The Mt. Juliet Board of Commissioners heard the first reading of an ordinance that would affect the Jackson Hills and Woodland Place neighborhoods as well as those who live along Beckwith Road.
The ordinance would annex and amend the Jackson Hills Planned Unit Development (PUD) and rezone the Bradshaw Farm from Wilson County R1 Zoning to RS-20 Zoning.
Nearly two dozen residents came out to the Monday meeting to voice their opinions, both for and against the ordinance.
Steve Armstrong, who lives in Woodland Place, asked the board to place sidewalks along Woodridge Place toward Jackson Hills. The increased traffic from the three nearby schools has made it dangerous to walk in his neighborhood.
David Lee, who also lives in the neighborhood, said he was also in favor of sidewalks and that they “needed to be done yesterday.”
Courtney McCoy of Jackson Hills agreed sidewalks need to be placed along Woodridge, but does not want the residents of Jackson Hills or Signature Homes, the developer, to pay for it.
McCoy also asked the board to install a separate entrance for construction vehicles to enter Jackson Hills because there is currently only one entrance for all vehicles to enter the neighborhood. This has caused concern over the dangers of so much traffic on a narrow residential street.
John Anderson, who lives in Jackson Hills, also brought up safety concerns about lack of a construction entrance. He implored the board to consider placing undercover police officers along Vanner Road, the entrance to the neighborhood. Anderson said this will catch drivers who cause additional danger along the road by speeding.
The suggested second entrance for Jackson Hills would come out on Beckwith Road. Because this would add an abundance of traffic on a dangerous road, residents along Beckwith voice their opposition to the ordinance.
Tony Jackson said he would like density and impact studies, and Troy Raines said Beckwith is not designed to handle large volumes of traffic. He said it would be a similar situation to what Woodridge Place is right now.
Many residents along Beckwith were concerned about the traffic accidents and potential fatalities that could come from bringing an additional thousand vehicles to the road. Paul Moss agreed that the connector would not be safe and urged the commission to coordinate with Wilson County officials.
Ryan Lovelace, who works with Signature Homes, said the developer would agree to put six-foot sidewalks along the north side of Woodridge, which would allow for a safer walking path.
During discussion of the ordinance, Commissioner Brian Abston proposed two amendments before the final vote. The first amendment would be to add a traffic light at Vanner Road and Golden Bear Gateway.

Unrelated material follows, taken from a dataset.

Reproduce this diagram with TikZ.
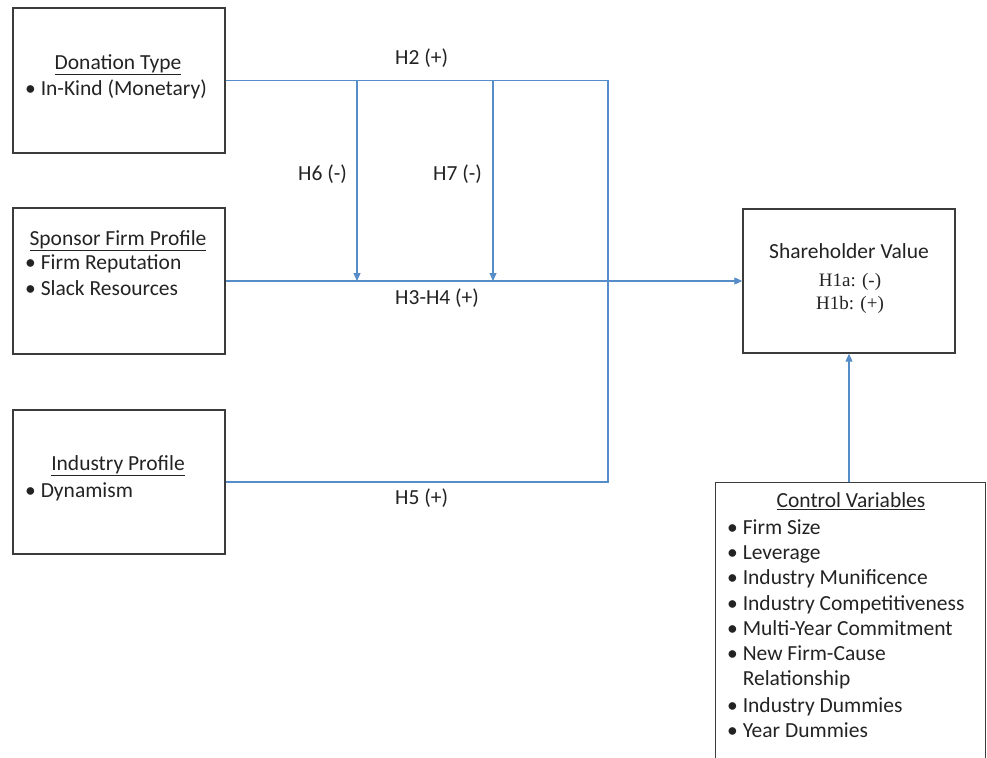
\documentclass[tikz,border=0pt]{standalone}
\usepackage{fontspec}
\setmainfont{Carlito}
\newfontfamily\hypserif{Liberation Serif}
\usetikzlibrary{arrows.meta,positioning,calc}
\definecolor{linkblue}{RGB}{86,140,200}
\definecolor{boxgray}{RGB}{60,60,60}
\definecolor{textgray}{RGB}{35,35,35}

\begin{document}
\begin{tikzpicture}[x=1pt, y=-1pt,
    every node/.style={font=\fontsize{21.5}{26}\selectfont, text=textgray},
    box/.style={draw=boxgray, line width=1.4pt, minimum width=212pt, minimum height=145pt, inner sep=0pt},
    head/.style={anchor=mid, inner sep=0pt},
    item/.style={anchor=mid west, inner sep=0pt},
    hyp/.style={anchor=mid west, inner sep=0pt},
    serifline/.style={anchor=mid, inner sep=0pt, font=\hypserif\fontsize{19}{23}\selectfont},
    link/.style={draw=linkblue, line width=1.1pt},
    arr/.style={link, -{Triangle[length=8pt, width=7pt]}}]
    \useasboundingbox (0,0) rectangle (987,757);

    % boxes
    \node[box] (don) at (119,80.5) {};
    \node[box, minimum height=146pt] (spo) at (119,281) {};
    \node[box, minimum height=144pt] (ind) at (119,482) {};
    \node[box, minimum height=144pt] (sha) at (849,281) {};
    \node[box, anchor=north west, minimum width=270pt, minimum height=300pt] (ctl) at (715,482) {};

    % box texts
    \node[head] (dontit) at (118,67) {\underline{Donation Type}};
    \node[item] (donit) at (25,93) {\textbullet~In-Kind (Monetary)};
    \node[head] (spotit) at (118,243) {\underline{Sponsor Firm Profile}};
    \node[item] (spoit1) at (25,267) {\textbullet~Firm Reputation};
    \node[item] (spoit2) at (25,293) {\textbullet~Slack Resources};
    \node[head] (indtit) at (118,468) {\underline{Industry Profile}};
    \node[item] (indit) at (25,495) {\textbullet~Dynamism};
    \node[head] (shatit) at (849,256) {Shareholder Value};
    \node[serifline] (h1a) at (850,284) {H1a: (-)};
    \node[serifline] (h1b) at (850,307) {H1b: (+)};
    \node[head] (ctltit) at (851,505) {\underline{Control Variables}};
    \node[item] (ctlit1) at (727,532) {\textbullet~Firm Size};
    \node[item] (ctlit2) at (727,557) {\textbullet~Leverage};
    \node[item] (ctlit3) at (727,582) {\textbullet~Industry Munificence};
    \node[item] (ctlit4) at (727,608) {\textbullet~Industry Competitiveness};
    \node[item] (ctlit5) at (727,633) {\textbullet~Multi-Year Commitment};
    \node[item] (ctlit6) at (727,658) {\textbullet~New Firm-Cause};
    \node[item] (ctlit6b) at (727,683) {\phantom{\textbullet~}Relationship};
    \node[item] (ctlit7) at (727,710) {\textbullet~Industry Dummies};
    \node[item] (ctlit8) at (727,735) {\textbullet~Year Dummies};

    % connectors
    \coordinate (jn) at (608,281);
    \coordinate (m6) at (357,80.5);
    \coordinate (m7) at (493,80.5);
    \draw[link] (don.east) -| (jn);
    \draw[link] (ind.east) -| (jn);
    \draw[arr] (spo.east) -- (sha.west);
    \draw[arr] (m6) -- (m6 |- spo.east);
    \draw[arr] (m7) -- (m7 |- spo.east);
    \draw[arr] (sha.south |- ctl.north) -- (sha.south);

    % hypotheses
    \node[hyp] (h2) at (395,62) {H2 (+)};
    \node[hyp] (h6) at (298,178) {H6 (-)};
    \node[hyp] (h7) at (433,178) {H7 (-)};
    \node[hyp] (h34) at (395,302) {H3-H4 (+)};
    \node[hyp] (h5) at (395,502) {H5 (+)};
\end{tikzpicture}
\end{document}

The second amendment was that a signal warrant study with the Tennessee Department of Transportation (TDOT) would be done immediately if approved. The study would be for a proposed traffic light at Beckwith Road and Lebanon Road.
Both amendments were unanimously approved by the board.
After more than an hour of discussion, the board voted to pass the first reading, 3-2. Commissioners Abston and Ray Justice both voted against the ordinance.
A second reading of the ordinance is scheduled for March 26, 2018.